Les "Imperata" par leur couleur rouge, relient le fer rouillé et la végétation. Cette dernière est pensée comme la continuité d’un univers construit sur de systèmes d’opposition de couleur, de forme et de hauteur. Les "Matteucia" appelées aussi plumes d’autruche, en donnant un aspect décalé à la concision de la surface du bassin et du fer, joueront les fanfreluches de la végétation. Elles sont l’amorce d’une verticalité qui va s’installer aves les autres végétaux (Clamagrostis, Panic et Miscanthus) et constitueront ensemble un entourage d’herbes » protégeant du regard la partie centrale.

De chaque côté de l’entrée, les deux zones sauvages, aux angles du jardin, servent de contrepoint à l’extérieur de la partie plus contemplative. Le fond du jardin conserve ses bambous. Ils seront utilisés comme des signaux annonçant la partie intérieure, rythmés par l’enroulement de scotch argenté le long de leur tige. Les tableautins et les rideaux avec les dessins et les extraits d’un recueil de Guillevic accompagnent le promeneur dans son errance et le préparent à l’espace de la partie haute.

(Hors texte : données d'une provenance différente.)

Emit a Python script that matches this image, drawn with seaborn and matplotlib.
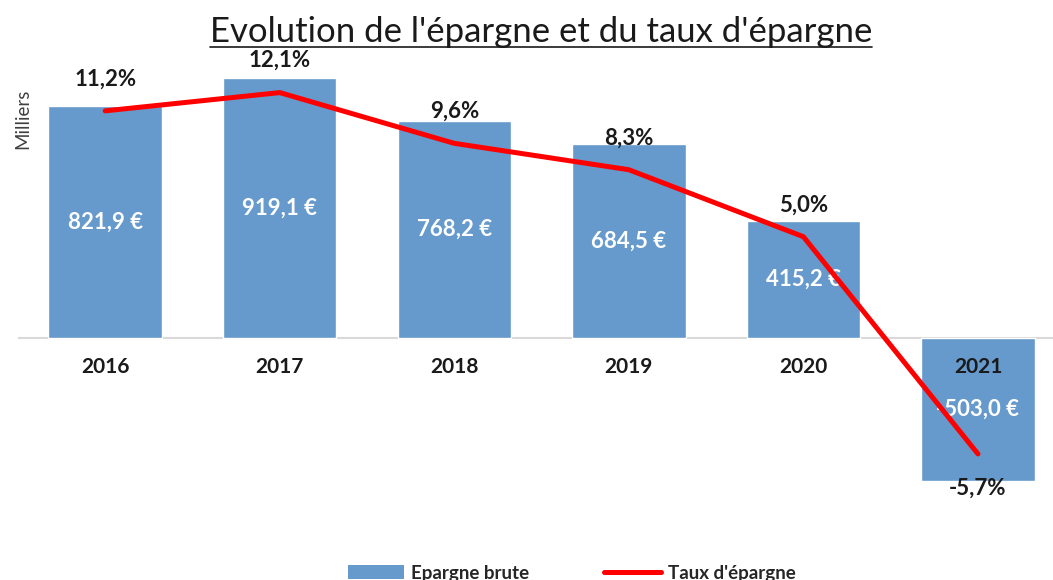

Le jardin, dans la conception des deux espaces, cherche à mettre le promeneur dans la possibilité de se retirer du monde et, par cette mise en retrait, de se sentir disponible. Dans la partie centrale, il se met en immersion à la rencontre d’un événement révélant un espace pouvant être associé à ceux, énigmatiques et métaphysiques, de certaines peintures de De Chirico. Sa vision est déformée et reformée chaque fois qu’il se poste à un endroit dont il ne peut voir qu’une partie de l’ensemble.

Au fond, le jardin s’efface au profit d’espaces séparés, distants, cachés, multiples qui définissent plus l’idée d’un site se définissant comme sculpture.

Pour leur part, les mauvaises herbes organisent, selon leur progression, le désir d’interroger notre manière de vagabonder autant avec notre corps que par notre esprit mais aussi de réfléchir à la nature mobile et instable de notre perception qui rend, par-là, la réalité plus probable que certaine.